Edited February 20, 2012 by sam

[Aristos Queue]

Hi, jkflying. Welcome to LabVIEW.

You've now heard the position of the "OO is bad" crowd. If you'd like to rewrite without classes, go for it, but that's not the bulk of your performance problem. If you're like 90% of the world's programmers, you'd probably prefer some help getting the OO solution up to speed. So let's look at what you've got.

There's a lot of text in this post, but I've tried to break it into short paragraphs -- each one is independent, so you can read each one and absorb it by itself without having to take in all of this in one go.

First of all, remove the Timed Loops from your test harnesses. Timed Loops have side effects on the thread scheduling and prioritization of LabVIEW. Lots of things that could be faster are not in order to get determinism within the timed loop (in other words, repeatable schedule is more important than fast schedule on any given iteration).
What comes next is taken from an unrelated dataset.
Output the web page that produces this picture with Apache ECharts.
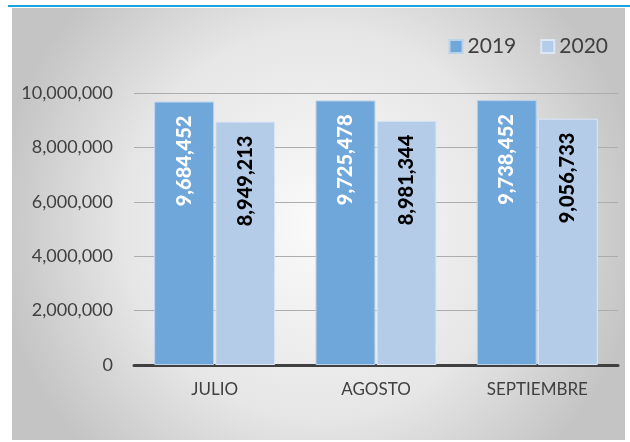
<!DOCTYPE html>
<html>
<head>
<meta charset="utf-8">
<script src="https://cdn.jsdelivr.net/npm/echarts@6/dist/echarts.min.js"></script>
<style>
  html, body { margin: 0; padding: 0; background: #fff; }
  #chart { width: 630px; height: 442px; }
</style>
</head>
<body>
<div id="chart"></div>
<script>
const months = ['JULIO', 'AGOSTO', 'SEPTIEMBRE']
const values2019 = [9684452, 9725478, 9738452]
const values2020 = [8949213, 8981344, 9056733]
const yTicks = [0, 2000000, 4000000, 6000000, 8000000, 10000000]

const chart = echarts.init(document.getElementById('chart'))
const fmt = v => echarts.format.addCommas(v)
const font = 'Lato, "Open Sans", sans-serif'

const labelStyle = color => ({
  show: true,
  position: 'insideTop',
  rotate: 90,
  align: 'right',
  verticalAlign: 'middle',
  distance: 14,
  color: color,
  fontFamily: font,
  fontWeight: 900,
  fontSize: 20,
  formatter: p => fmt(p.value)
})

chart.setOption({
  animation: false,
  graphic: [
    {
      type: 'rect',
      z: -10,
      shape: { x: 12, y: 8, width: 613, height: 432 },
      style: {
        fill: new echarts.graphic.RadialGradient(0.5, 0.5, 0.75, [
          { offset: 0, color: '#fafafa' },
          { offset: 0.6, color: '#e6e6e6' },
          { offset: 1, color: '#c4c4c4' }
        ])
      }
    },
    {
      type: 'line',
      z: -5,
      shape: { x1: 8, y1: 6, x2: 630, y2: 6 },
      style: { stroke: '#19a3dc', lineWidth: 2 }
    }
  ],
  legend: {
    right: 17,
    top: 31,
    itemWidth: 13,
    itemHeight: 13,
    itemGap: 24,
    icon: 'rect',
    textStyle: { fontFamily: font, fontSize: 21, color: '#404040' },
    data: ['2019', '2020']
  },
  grid: { left: 134, right: 12, top: 93, bottom: 77 },
  xAxis: {
    type: 'category',
    data: months,
    axisLine: { lineStyle: { color: '#404040', width: 3 } },
    axisTick: { show: false },
    axisLabel: { fontFamily: font, fontSize: 17, color: '#404040', margin: 16 }
  },
  yAxis: {
    type: 'value',
    min: yTicks[0],
    max: yTicks[yTicks.length - 1],
    interval: yTicks[1] - yTicks[0],
    axisLine: { show: false },
    axisTick: { show: false },
    splitLine: { lineStyle: { color: '#adadad', width: 1 } },
    axisLabel: { fontFamily: font, fontSize: 18, color: '#404040', margin: 21, formatter: fmt }
  },
  series: [
    {
      name: '2019',
      type: 'bar',
      data: values2019,
      barGap: '2%',
      barCategoryGap: '25%',
      itemStyle: { color: '#70a7da', borderColor: '#b9d2ec', borderWidth: 1 },
      label: labelStyle('#ffffff')
    },
    {
      name: '2020',
      type: 'bar',
      data: values2020,
      itemStyle: { color: '#b5cce9', borderColor: '#dce7f5', borderWidth: 1 },
      label: labelStyle('#000000')
    }
  ]
})
</script>
</body>
</html>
I do not understand the details well enough to teach them to you -- it's an area of LV outside my normal baliwick -- but the long and short of it is that Timed Loops are meant to provide fixed scheduling for real-time deployments, and using them for other purposes will have undesirable side-effects. Instead of timed loops, you can use a Flat Sequence Structure, with a Get Date/Time In Seconds node in the first frame, your code in the second frame, and another Get Date/Time In Seconds node in the third frame.
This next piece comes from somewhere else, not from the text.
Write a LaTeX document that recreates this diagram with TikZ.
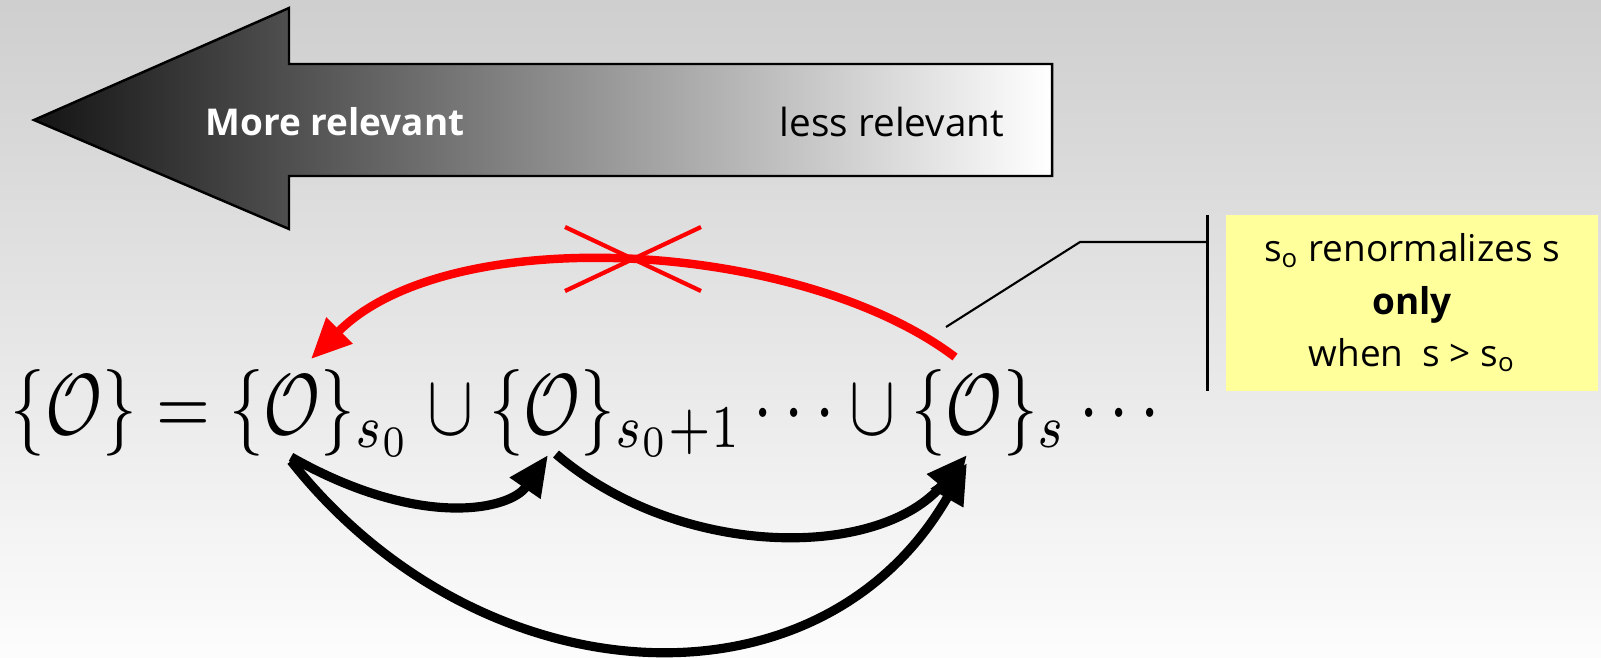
\documentclass[tikz,border=0pt]{standalone}
\usepackage[no-math]{fontspec}
\setmainfont{Open Sans}
\usepackage{amsmath}
\usepackage{graphicx}
\usetikzlibrary{arrows.meta,positioning,calc}
\definecolor{notefill}{HTML}{FFFF9C}
\definecolor{vetored}{HTML}{FF0000}

\begin{document}
\begin{tikzpicture}[
  x=0.01cm, y=-0.01cm,
  bigarrow/.style={draw=black, line width=0.7pt, left color=black!92,
                   middle color=black!24, right color=white},
  arrowlbl/.style={font=\fontsize{11}{12}\selectfont, inner sep=0pt},
  flow/.style={-{Triangle[length=11.5pt,width=10pt]}, line width=2.6pt},
  vetoflow/.style={flow, draw=vetored, line width=2.4pt},
  crossline/.style={draw=vetored, line width=1.2pt},
  notebox/.style={fill=notefill, minimum width=3.72cm, minimum height=1.75cm,
                  align=center, font=\fontsize{10.5}{14.8}\selectfont},
  leader/.style={draw=black, line width=0.6pt}
]
  % background
  \path[use as bounding box, top color=black!19, bottom color=black!1]
    (0,0) rectangle (1601,657);

  % relevance arrow
  \draw[bigarrow] (34,120) -- (289,8) -- (289,64) -- (1052,64)
    -- (1052,176) -- (289,176) -- (289,229) -- cycle;
  \node[arrowlbl, text=white, font=\bfseries\fontsize{10.5}{12}\selectfont]
    (more) at (335,122) {More relevant};
  \node[arrowlbl] (less) at (892,122) {less relevant};

  % formula
  \node[anchor=west, inner sep=0pt] (formula) at (10,413)
    {\scalebox{1}[1.25]{\resizebox{11.6cm}{!}{$\{\mathcal{O}\} = \{\mathcal{O}\}_{s_0} \cup
      \{\mathcal{O}\}_{s_0+1} \cdots \cup \{\mathcal{O}\}_s \cdots$}}};

  % anchors on the terms
  \coordinate (s0top) at (311,359);
  \coordinate (stop) at (955,357);
  \coordinate (s0bot) at (291,457);
  \coordinate (s0botb) at (291,461);
  \coordinate (s1bot) at (548,455);
  \coordinate (s1src) at (556,454);
  \coordinate (sbot) at (967,455);
  \coordinate (sbotb) at (967,463);

  % forbidden backward step
  \draw[vetoflow] (stop) .. controls (800,240) and (450,220) .. (s0top);
  \coordinate (veto) at (633,259);
  \draw[crossline] ($(veto)+(-68,-32)$) -- ($(veto)+(68,32)$);
  \draw[crossline] ($(veto)+(-68,32)$) -- ($(veto)+(68,-32)$);

  % forward steps
  \draw[flow] (s0bot) .. controls (420,530) and (510,510) .. (s1bot);
  \draw[flow] (s1src) .. controls (680,560) and (880,560) .. (sbot);
  \draw[flow] (s0botb) .. controls (480,700) and (820,720) .. (sbotb);

  % note
  \node[notebox] (note) at (1412,303)
    {s\textsubscript{o} renormalizes s\\ \textbf{only}\\ when~~s > s\textsubscript{o}};
  \coordinate (bartop) at ([xshift=-0.18cm]note.north west);
  \coordinate (barbot) at ([xshift=-0.18cm]note.south west);
  \draw[leader, line width=0.8pt] (bartop) -- (barbot);
  \coordinate (leadstart) at (946,327);
  \coordinate (leadbend) at (1080,242);
  \draw[leader] (leadstart) -- (leadbend) -- (leadbend -| bartop);
\end{tikzpicture}
\end{document}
Now, about the benchmark itself... any language has problems where it just cannot outcompete another given language, but I do not think we are dealing with one of those in your case. One major item to consider: is the .NET implementation thread safe? A lot of the overhead in your code implemented in LV is going into thread safety for that kd tree to be used in parallel branches simultaneously... I'm going to guess that the .NET code is not thread safe if only because almost nothing that C# programmers write is thread safe (haven't looked at your implementation). Unless the .NET solution is doing the same level of mutex locking, you're benchmark comparisons are skewed. We can get the LV implementation up to speed, but this is one of the common problems with comparisons between LV and other languages: as long as everything is dataflow, our compares match theirs. Once you introduce references, we implicitly buy the cost of thread safety, where as they leave you to implement that yourself if you decide you need it. What that often means is that small test apps used for benchmarks suffer because we've got overhead, but real world apps are faster because we then use that thread safety to achieve parallel performance. Please keep that in mind when evaluating.
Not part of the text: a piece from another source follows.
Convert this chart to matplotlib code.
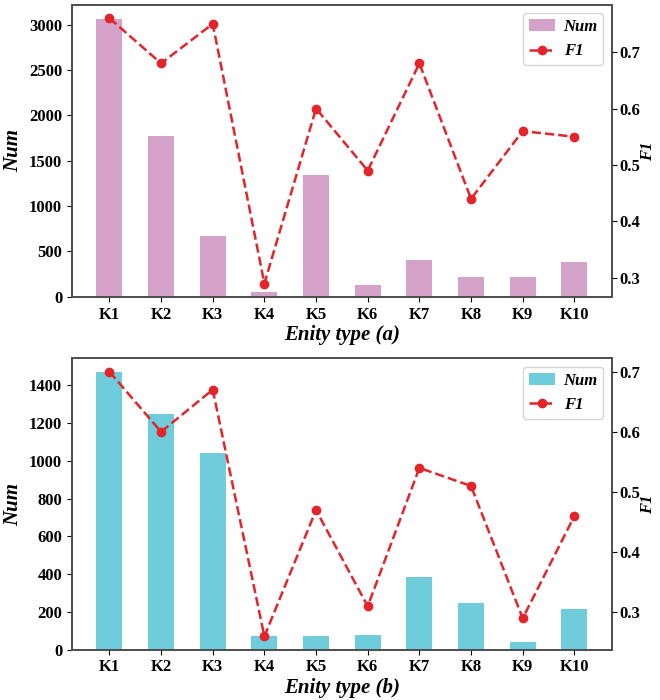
import numpy as np
import matplotlib.pyplot as plt

plt.rcParams['font.family'] = ['Liberation Serif', 'DejaVu Serif']
plt.rcParams['font.weight'] = 'bold'

types = ['K1', 'K2', 'K3', 'K4', 'K5', 'K6', 'K7', 'K8', 'K9', 'K10']

# dataset (a)
num_a = [3065, 1770, 665, 55, 1345, 130, 405, 222, 215, 388]
f1_a = [0.76, 0.68, 0.75, 0.29, 0.60, 0.49, 0.68, 0.44, 0.56, 0.55]

# dataset (b)
num_b = [1470, 1250, 1043, 73, 73, 77, 386, 246, 42, 215]
f1_b = [0.70, 0.60, 0.67, 0.26, 0.47, 0.31, 0.54, 0.51, 0.29, 0.46]

fig = plt.figure(figsize=(6.6, 7), dpi=100)
ax1 = fig.add_axes([0.109, 0.576, 0.818, 0.417])
ax2 = fig.add_axes([0.109, 0.072, 0.818, 0.416])


def draw_panel(ax, num, f1, bar_color, tag):
    x = np.arange(len(types))
    b = ax.bar(x, num, width=0.5, color=bar_color, label='Num')
    ax.set_xticks(x)
    ax.set_xticklabels(types)
    ax.set_ylabel('Num', fontsize=15, fontweight='bold', style='italic')
    ax.set_xlabel('Enity type (%s)' % tag, fontsize=15, fontweight='bold',
                  style='italic', labelpad=2)
    ax.tick_params(labelsize=12)
    axr = ax.twinx()
    l, = axr.plot(x, f1, color='#E3242B', linestyle='--', linewidth=1.8,
                  marker='o', markersize=6, label='F1')
    axr.set_ylabel('F1', fontsize=12, fontweight='bold', style='italic')
    axr.yaxis.set_label_coords(1.052, 0.5)
    axr.tick_params(labelsize=12, pad=2)
    for a in (ax, axr):
        for s in a.spines.values():
            s.set_color('#4d4d4d')
            s.set_linewidth(1.2)
    leg = ax.legend([b, l], ['Num', 'F1'], loc='upper right',
                    prop={'family': 'Liberation Serif', 'style': 'italic',
                          'weight': 'bold', 'size': 12},
                    handlelength=1.6, handletextpad=0.5, borderpad=0.35)
    leg.set_zorder(5)
    return axr


draw_panel(ax1, num_a, f1_a, '#D4A2C9', 'a')
draw_panel(ax2, num_b, f1_b, '#6ECCDB', 'b')

fig.savefig('out.png', dpi=100)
Looking at your code... you use LabVIEW Object as the type of your DVRs, which is the reason you need all the To More Specific and Preserve Run-Time Class primitives. Introduce a parent class (kdtreeparent.lvclass) that has the methods on it that you need (dynamic dispatch). Have kdtree.lvclass inherit from it, and use kdtreeparent.lvclass inside the DVRs. Now when you access a DVR inside the Inplace Element (IPE) structures you avoid the fairly expensive dynamic type checking. The dynamic type checking is getting a speed boost in LV 2012, but it is better to remove it entirely.

Using the queues as stacks is fine... they're optimized for that use case. However, you should definitely not name the queue... you've got the name "Stack" wired in. That means that you're using the same queue as anyone else who uses the name "Stack". It's just like putting a variable in the global namespace. Bad things happen. There are legitimate reasons for using this feature -- ok, one legitimate reason -- but this isn't it.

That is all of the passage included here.